O’Leary said over a course of three months, there were many negotiations with OU pertaining to inheriting the buses, the transfer stations and bus stops.

By the time June of this year came, Norman was still not ready to fully take over the CART system. But by Oct. 1, OU was completely out of the picture, O’Leary said.

The revenue will cover the cost of operations and maintenance with an estimated $300,000 left over for reinvestment.

“A lot of the people who ride the city bus in Norman are students going to OU that don’t live on campus.” Holman said. “But there are a lot of city residents who are elderly and disabled lower-income folks.”

According to, 300,861 rides were given in the past fiscal year on fixed-route buses and 32,412 paratransit rides were given to residents with limited mobility or another disability that makes it difficult to reach a fixed-route bus stop.

“We have to figure out how we can make sure that this system continues running seamlessly for those that rely on it,” Holman said.

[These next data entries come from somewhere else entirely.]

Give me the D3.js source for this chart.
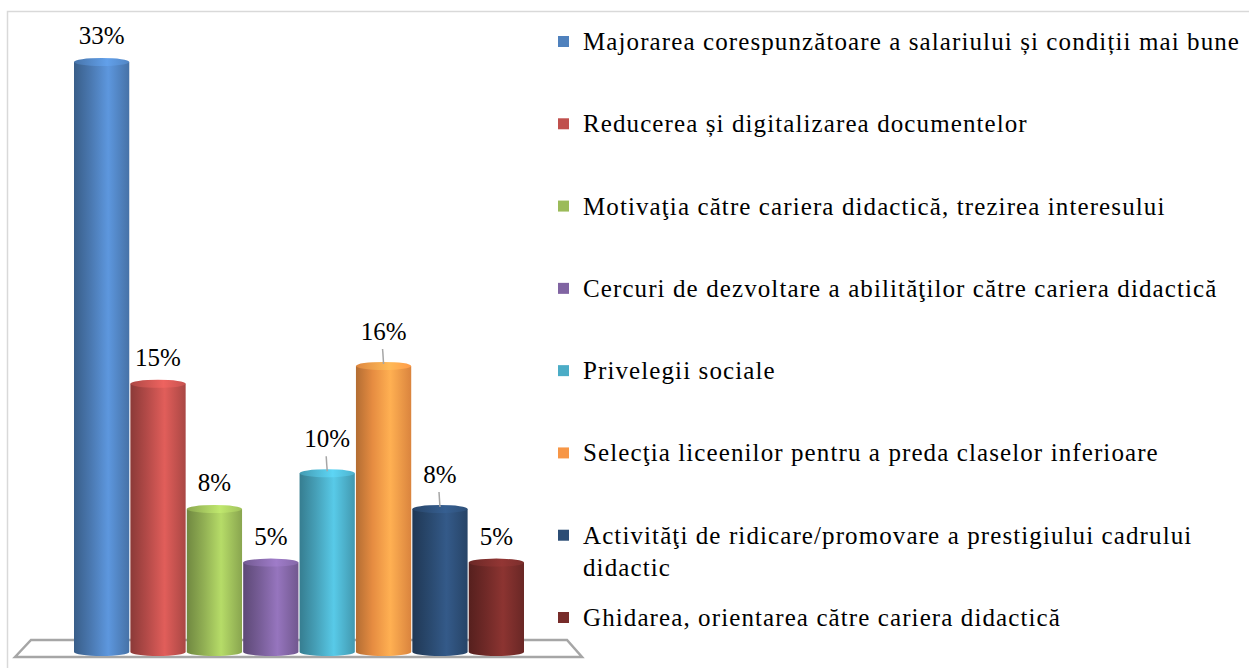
<!DOCTYPE html>
<html>
<head>
<meta charset="utf-8">
<script src="https://cdn.jsdelivr.net/npm/d3@7"></script>
<style>
  body { margin: 0; background: #fff; }
  svg text { font-family: Liberation Serif, Tinos, DejaVu Serif, Times New Roman, Times, serif; }
</style>
</head>
<body>
<svg id="chart" width="1249" height="668"></svg>
<script>
// data
var categories = [
  "Majorarea corespunzătoare a salariului și condiții mai bune",
  "Reducerea și digitalizarea documentelor",
  "Motivaţia către cariera didactică, trezirea interesului",
  "Cercuri de dezvoltare a abilităţilor către cariera didactică",
  "Privelegii sociale",
  "Selecţia liceenilor pentru a preda claselor inferioare",
  "Activităţi de ridicare/promovare a prestigiului cadrului didactic",
  "Ghidarea, orientarea către cariera didactică"
];
var values = [33, 15, 8, 5, 10, 16, 8, 5];
var colors = ["#4F81BD", "#C0504D", "#9BBB59", "#8064A2", "#4BACC6", "#F79646", "#2C4D75", "#772C2A"];
// labels that sit on a leader line in the original
var withLeader = [false, false, false, false, true, true, true, false];

var svg = d3.select("#chart");

// chart frame (only top and left edges visible)
svg.append("path")
    .attr("d", "M7.5,668 L7.5,11.5 L1249,11.5")
    .attr("fill", "none")
    .attr("stroke", "#d9d9d9")
    .attr("stroke-width", 1.5);

var x = d3.scaleBand().domain(d3.range(values.length)).range([74, 524]).paddingInner(0.02);
var y = d3.scaleLinear().domain([0, 33]).range([652, 62]);

// floor
svg.append("path")
    .attr("d", "M15,657 L31,640 L567,640 L582,657 Z")
    .attr("fill", "#fff")
    .attr("stroke", "#a6a6a6")
    .attr("stroke-width", 2.5);

var defs = svg.append("defs");
colors.forEach(function(c, i) {
  var base = d3.color(c);
  var g = defs.append("linearGradient").attr("id", "side" + i)
      .attr("x1", "0%").attr("x2", "100%").attr("y1", "0%").attr("y2", "0%");
  g.append("stop").attr("offset", "0%").attr("stop-color", base.darker(0.9));
  g.append("stop").attr("offset", "30%").attr("stop-color", base.darker(0.2));
  g.append("stop").attr("offset", "62%").attr("stop-color", base.brighter(0.45));
  g.append("stop").attr("offset", "100%").attr("stop-color", base.darker(0.35));
  var t = defs.append("linearGradient").attr("id", "top" + i)
      .attr("x1", "0%").attr("x2", "100%").attr("y1", "0%").attr("y2", "0%");
  t.append("stop").attr("offset", "0%").attr("stop-color", base.darker(0.3));
  t.append("stop").attr("offset", "60%").attr("stop-color", base.brighter(0.6));
  t.append("stop").attr("offset", "100%").attr("stop-color", base.brighter(0.1));
});

var ry = 4;
var bars = svg.append("g").selectAll("g")
    .data(values)
    .enter()
    .append("g");

bars.append("path")
    .attr("fill", function(d, i) { return "url(#side" + i + ")"; })
    .attr("d", function(d, i) {
      var x0 = x(i), x1 = x(i) + x.bandwidth(), rx = x.bandwidth() / 2;
      return "M" + x0 + "," + y(d) + " L" + x0 + "," + y(0) +
        " A" + rx + "," + ry + " 0 0 0 " + x1 + "," + y(0) +
        " L" + x1 + "," + y(d) + " Z";
    });

bars.append("ellipse")
    .attr("cx", function(d, i) { return x(i) + x.bandwidth() / 2; })
    .attr("cy", function(d) { return y(d); })
    .attr("rx", x.bandwidth() / 2)
    .attr("ry", ry)
    .attr("fill", function(d, i) { return "url(#top" + i + ")"; });

// value labels
values.forEach(function(v, i) {
  var cx = x(i) + x.bandwidth() / 2;
  var off = withLeader[i] ? 26 : 18;
  if (withLeader[i]) {
    svg.append("line")
        .attr("x1", cx - 1).attr("y1", y(v) - off + 9)
        .attr("x2", cx).attr("y2", y(v) - 2)
        .attr("stroke", "#a6a6a6")
        .attr("stroke-width", 1.5);
  }
  svg.append("text")
      .attr("x", cx)
      .attr("y", y(v) - off)
      .attr("text-anchor", "middle")
      .style("font-size", "25px")
      .attr("fill", "#000")
      .text(v + "%");
});

// legend
var legendY = d3.scalePoint().domain(d3.range(categories.length)).range([41, 617]);
var legend = svg.append("g").selectAll("g")
    .data(categories)
    .enter()
    .append("g")
    .attr("transform", function(d, i) { return "translate(558," + legendY(i) + ")"; });

legend.append("rect")
    .attr("x", 0).attr("y", -5)
    .attr("width", 11).attr("height", 11)
    .attr("fill", function(d, i) { return colors[i]; });

legend.append("text")
    .attr("x", 25)
    .attr("y", 9)
    .style("font-size", "25px")
    .style("letter-spacing", "1.1px")
    .attr("fill", "#000")
    .each(function(d) {
      var el = d3.select(this);
      var parts = d.length > 60 ? [d.slice(0, d.lastIndexOf(" ")), d.slice(d.lastIndexOf(" ") + 1)] : [d];
      parts.forEach(function(p, k) {
        el.append("tspan").attr("x", 25).attr("dy", k ? 32 : 0).text(p);
      });
    });
</script>
</body>
</html>
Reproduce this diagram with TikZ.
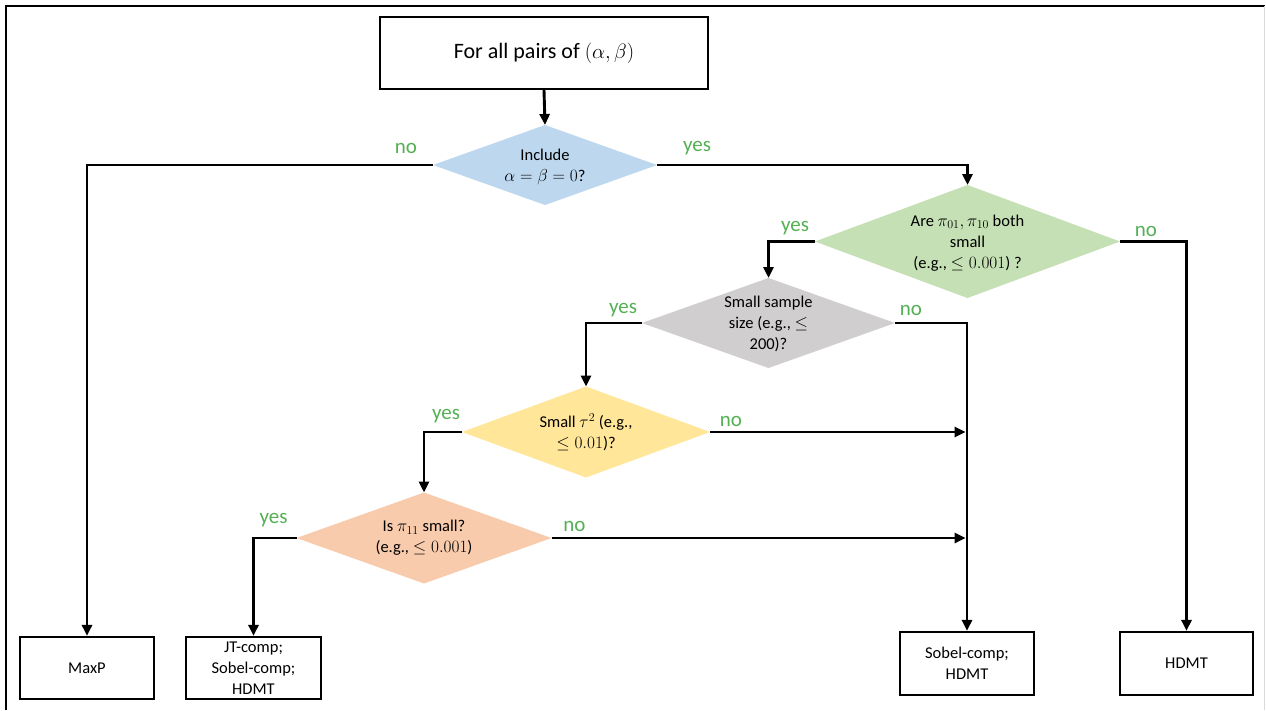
\documentclass[tikz,border=0pt]{standalone}
\usepackage{fontspec}
\setmainfont{Carlito}
\usetikzlibrary{shapes.geometric,arrows.meta,calc}
\definecolor{blueC}{RGB}{189,215,238}
\definecolor{greenC}{RGB}{197,224,180}
\definecolor{grayC}{RGB}{208,206,206}
\definecolor{yellowC}{RGB}{255,230,153}
\definecolor{orangeC}{RGB}{248,203,173}
\definecolor{labgreen}{RGB}{84,176,84}
\begin{document}
\begin{tikzpicture}[x=1pt,y=-1pt,
  dia/.style={diamond, inner sep=0pt, outer sep=0pt},
  diatext/.style={inner sep=0pt, align=center, font=\fontsize{16.5}{21}\selectfont},
  box/.style={draw, line width=2.2pt, rectangle, inner sep=0pt, align=center, font=\fontsize{16.5}{21}\selectfont},
  lab/.style={text=labgreen, font=\fontsize{21}{24}\selectfont, inner sep=0pt},
  arr/.style={line width=2.9pt, -{Triangle[length=11pt,width=10pt]}}]
\useasboundingbox (0,0) rectangle (1266,710);
\fill[white] (0,0) rectangle (1266,710);
% frame
\draw[line width=2.2pt] (6,710) -- (6,6) -- (1265,6);
\draw[line width=1pt, black!15] (1264,6) -- (1264,710);
% nodes
\node[box, minimum width=328pt, minimum height=72pt, font=\fontsize{22}{26}\selectfont] (top) at (544,53) {For all pairs of $(\alpha,\beta)$};
\node[dia, fill=blueC, minimum width=224pt, minimum height=80pt] (d1) at (545,165) {};
\node[diatext] (d1t) at (545,167) {Include\\ $\alpha=\beta=0$?};
\node[dia, fill=greenC, minimum width=305pt, minimum height=113pt] (d2) at (967.5,241.5) {};
\node[diatext] (d2t) at (967.5,243) {Are $\pi_{01},\pi_{10}$ both\\ small\\ (e.g., $\leq 0.001$) ?};
\node[dia, fill=grayC, minimum width=253pt, minimum height=90pt] (d3) at (768.5,323) {};
\node[diatext] (d3t) at (768.5,324) {Small sample\\ size (e.g., $\leq$\\ 200)?};
\node[dia, fill=yellowC, minimum width=248pt, minimum height=91pt] (d4) at (586,432) {};
\node[diatext] (d4t) at (586,432) {Small $\tau^2$ (e.g.,\\ $\leq 0.01$)?};
\node[dia, fill=orangeC, minimum width=255pt, minimum height=91pt] (d5) at (424,538) {};
\node[diatext] (d5t) at (424,538) {Is $\pi_{11}$ small?\\ (e.g., $\leq 0.001$)};
\node[box, minimum width=134pt, minimum height=62pt] (maxp) at (87,668) {MaxP};
\node[box, minimum width=135pt, minimum height=62pt] (jt) at (253.5,668) {JT-comp;\\ Sobel-comp;\\ HDMT};
\node[box, minimum width=134pt, minimum height=63pt] (sobel) at (967,663.5) {Sobel-comp;\\ HDMT};
\node[box, minimum width=133pt, minimum height=63pt] (hdmt) at (1186.5,663.5) {HDMT};
% connectors
\draw[arr] (top.south) -- (d1.north);
\draw[arr] (d1.west) -| (maxp.north);
\draw[arr] (d1.east) -| (d2.north);
\draw[arr] (d2.west) -| (d3.north);
\draw[arr] (d2.east) -| (hdmt.north);
\draw[arr] (d3.west) -| (d4.north);
\draw[arr] (d3.east) -| (sobel.north);
\draw[arr] (d4.west) -| (d5.north);
\draw[arr] (d5.west) -| (jt.north);
\coordinate (j4) at (sobel.north |- d4.east);
\coordinate (j5) at (sobel.north |- d5.east);
\draw[arr, shorten >=1.4pt] (d4.east) -- (j4);
\draw[arr, shorten >=1.4pt] (d5.east) -- (j5);
% labels
\node[lab] (l1n) at ($(d1.west)+(-27,-17)$) {no};
\node[lab] (l1y) at ($(d1.east)+(40,-17)$) {yes};
\node[lab] (l2y) at ($(d2.west)+(-20,-13)$) {yes};
\node[lab] (l2n) at ($(d2.east)+(26,-10)$) {no};
\node[lab] (l3y) at ($(d3.west)+(-19,-13)$) {yes};
\node[lab] (l3n) at ($(d3.east)+(16,-13)$) {no};
\node[lab] (l4y) at ($(d4.west)+(-16,-16)$) {yes};
\node[lab] (l4n) at ($(d4.east)+(21,-11)$) {no};
\node[lab] (l5y) at ($(d5.west)+(-23,-18)$) {yes};
\node[lab] (l5n) at ($(d5.east)+(23,-12)$) {no};
\end{tikzpicture}
\end{document}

The Norman Transcript released a letter to the editor Monday morning from Norman resident Ed Crocker, stating his urge on why voters should vote “no” for the transit tax.

“It is not a sound policy to impose a regressive sales tax increase that falls most heavily on those who must rely on public transit in the first place,” Crocker said in the letter.

Crocker said in the letter that the proposed one-eighth tax rate is brand new and not a continuing one.

“I would urge my fellow voters to take these reasons into consideration and vote to turn down this particular sales tax increase,” Crocker said in the letter.

(Update: This story was updated at 9:10 a.m. Monday, Nov. 5, to include The Norman Transcript’s letter to the editor from a Norman resident.)